• Given instruction
The records below are to be copied word for word, with every picture left out.

--

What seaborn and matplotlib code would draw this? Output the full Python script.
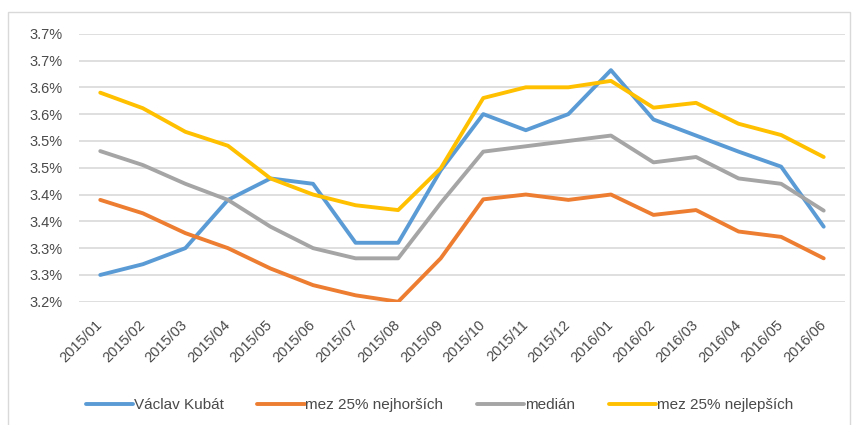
import seaborn as sns
import pandas as pd
import matplotlib.pyplot as plt
from matplotlib.patches import Rectangle

months = ['2015/01', '2015/02', '2015/03', '2015/04', '2015/05', '2015/06',
          '2015/07', '2015/08', '2015/09', '2015/10', '2015/11', '2015/12',
          '2016/01', '2016/02', '2016/03', '2016/04', '2016/05', '2016/06']

kubat = [3.25, 3.27, 3.30, 3.39, 3.43, 3.42, 3.31, 3.31, 3.445, 3.55, 3.52, 3.55,
         3.632, 3.54, 3.51, 3.48, 3.452, 3.34]
worst25 = [3.39, 3.365, 3.328, 3.30, 3.262, 3.231, 3.212, 3.20, 3.281, 3.391, 3.40, 3.39,
           3.40, 3.362, 3.371, 3.331, 3.321, 3.281]
median = [3.481, 3.455, 3.42, 3.39, 3.34, 3.30, 3.281, 3.281, 3.384, 3.48, 3.49, 3.50,
          3.51, 3.46, 3.47, 3.43, 3.42, 3.37]
best25 = [3.59, 3.561, 3.517, 3.491, 3.43, 3.40, 3.38, 3.371, 3.449, 3.58, 3.60, 3.60,
          3.612, 3.562, 3.571, 3.532, 3.511, 3.47]

series_names = ['Václav Kubát', 'mez 25% nejhorších', 'medián', 'mez 25% nejlepších']
colors = ['#5B9BD5', '#ED7D31', '#A5A5A5', '#FFC000']

y_ticks = [3.20, 3.25, 3.30, 3.35, 3.40, 3.45, 3.50, 3.55, 3.60, 3.65, 3.70]
y_labels = ['3.2%', '3.3%', '3.3%', '3.4%', '3.4%', '3.5%', '3.5%', '3.6%', '3.6%', '3.7%', '3.7%']

frames = []
for name, vals in zip(series_names, [kubat, worst25, median, best25]):
    frames.append(pd.DataFrame({'month': months, 'value': vals, 'series': name}))
df = pd.concat(frames, ignore_index=True)

sns.set_style('white')
plt.rcParams['font.family'] = ['Liberation Sans', 'DejaVu Sans']

fig = plt.figure(figsize=(8.53, 4.25), dpi=100)
ax = fig.add_axes([0.0926, 0.290, 0.898, 0.6307])

sns.lineplot(data=df, x='month', y='value', hue='series', hue_order=series_names,
             palette=colors, linewidth=2.8, sort=False, ax=ax)

ax.set_xlim(-0.5, len(months) - 0.5)
ax.set_ylim(3.20, 3.70)
ax.set_yticks(y_ticks)
ax.set_yticklabels(y_labels)
ax.set_xticks(range(len(months)))
ax.set_xticklabels(months, rotation=45, ha='right', va='center', rotation_mode='anchor')
ax.tick_params(axis='both', length=0, labelsize=10.5, labelcolor='#4a4a4a')
ax.tick_params(axis='x', pad=15)
ax.tick_params(axis='y', pad=12)
ax.grid(axis='y', color='#D9D9D9', linewidth=1.2)
ax.grid(axis='x', visible=False)
ax.set_axisbelow(True)
ax.set_xlabel('')
ax.set_ylabel('')
sns.despine(ax=ax, left=True, bottom=True)

ax.legend_.remove()
handles, labels = ax.get_legend_handles_labels()
fig.legend(handles, labels, loc='center', bbox_to_anchor=(0.515, 0.047), ncol=4,
           frameon=False, fontsize=11, handlelength=3.1, handletextpad=0.05,
           columnspacing=2.2, labelcolor='#4a4a4a')

fig.patches.append(Rectangle((8 / 853, -0.01), 842 / 853, 1 - 12 / 425 + 0.01,
                             transform=fig.transFigure, fill=False,
                             edgecolor='#D9D9D9', linewidth=1.0))

plt.savefig('out.png', dpi=100)
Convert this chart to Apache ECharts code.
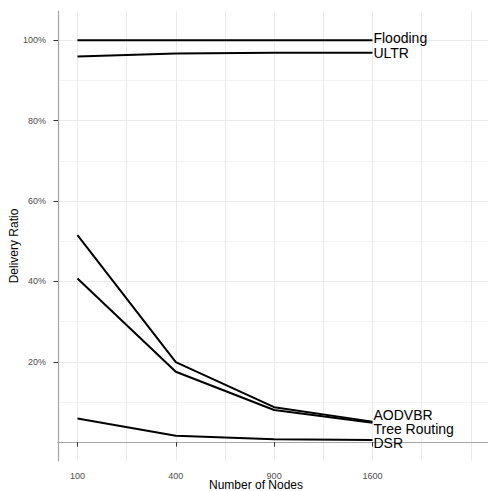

--

• Answer to the exercise
What seaborn and matplotlib code would draw this? Output the full Python script.
import seaborn as sns
import pandas as pd
import matplotlib.pyplot as plt
from matplotlib.patches import Rectangle

months = ['2015/01', '2015/02', '2015/03', '2015/04', '2015/05', '2015/06',
          '2015/07', '2015/08', '2015/09', '2015/10', '2015/11', '2015/12',
          '2016/01', '2016/02', '2016/03', '2016/04', '2016/05', '2016/06']

kubat = [3.25, 3.27, 3.30, 3.39, 3.43, 3.42, 3.31, 3.31, 3.445, 3.55, 3.52, 3.55,
         3.632, 3.54, 3.51, 3.48, 3.452, 3.34]
worst25 = [3.39, 3.365, 3.328, 3.30, 3.262, 3.231, 3.212, 3.20, 3.281, 3.391, 3.40, 3.39,
           3.40, 3.362, 3.371, 3.331, 3.321, 3.281]
median = [3.481, 3.455, 3.42, 3.39, 3.34, 3.30, 3.281, 3.281, 3.384, 3.48, 3.49, 3.50,
          3.51, 3.46, 3.47, 3.43, 3.42, 3.37]
best25 = [3.59, 3.561, 3.517, 3.491, 3.43, 3.40, 3.38, 3.371, 3.449, 3.58, 3.60, 3.60,
          3.612, 3.562, 3.571, 3.532, 3.511, 3.47]

series_names = ['Václav Kubát', 'mez 25% nejhorších', 'medián', 'mez 25% nejlepších']
colors = ['#5B9BD5', '#ED7D31', '#A5A5A5', '#FFC000']

y_ticks = [3.20, 3.25, 3.30, 3.35, 3.40, 3.45, 3.50, 3.55, 3.60, 3.65, 3.70]
y_labels = ['3.2%', '3.3%', '3.3%', '3.4%', '3.4%', '3.5%', '3.5%', '3.6%', '3.6%', '3.7%', '3.7%']

frames = []
for name, vals in zip(series_names, [kubat, worst25, median, best25]):
    frames.append(pd.DataFrame({'month': months, 'value': vals, 'series': name}))
df = pd.concat(frames, ignore_index=True)

sns.set_style('white')
plt.rcParams['font.family'] = ['Liberation Sans', 'DejaVu Sans']

fig = plt.figure(figsize=(8.53, 4.25), dpi=100)
ax = fig.add_axes([0.0926, 0.290, 0.898, 0.6307])

sns.lineplot(data=df, x='month', y='value', hue='series', hue_order=series_names,
             palette=colors, linewidth=2.8, sort=False, ax=ax)

ax.set_xlim(-0.5, len(months) - 0.5)
ax.set_ylim(3.20, 3.70)
ax.set_yticks(y_ticks)
ax.set_yticklabels(y_labels)
ax.set_xticks(range(len(months)))
ax.set_xticklabels(months, rotation=45, ha='right', va='center', rotation_mode='anchor')
ax.tick_params(axis='both', length=0, labelsize=10.5, labelcolor='#4a4a4a')
ax.tick_params(axis='x', pad=15)
ax.tick_params(axis='y', pad=12)
ax.grid(axis='y', color='#D9D9D9', linewidth=1.2)
ax.grid(axis='x', visible=False)
ax.set_axisbelow(True)
ax.set_xlabel('')
ax.set_ylabel('')
sns.despine(ax=ax, left=True, bottom=True)

ax.legend_.remove()
handles, labels = ax.get_legend_handles_labels()
fig.legend(handles, labels, loc='center', bbox_to_anchor=(0.515, 0.047), ncol=4,
           frameon=False, fontsize=11, handlelength=3.1, handletextpad=0.05,
           columnspacing=2.2, labelcolor='#4a4a4a')

fig.patches.append(Rectangle((8 / 853, -0.01), 842 / 853, 1 - 12 / 425 + 0.01,
                             transform=fig.transFigure, fill=False,
                             edgecolor='#D9D9D9', linewidth=1.0))

plt.savefig('out.png', dpi=100)
Convert this chart to Apache ECharts code.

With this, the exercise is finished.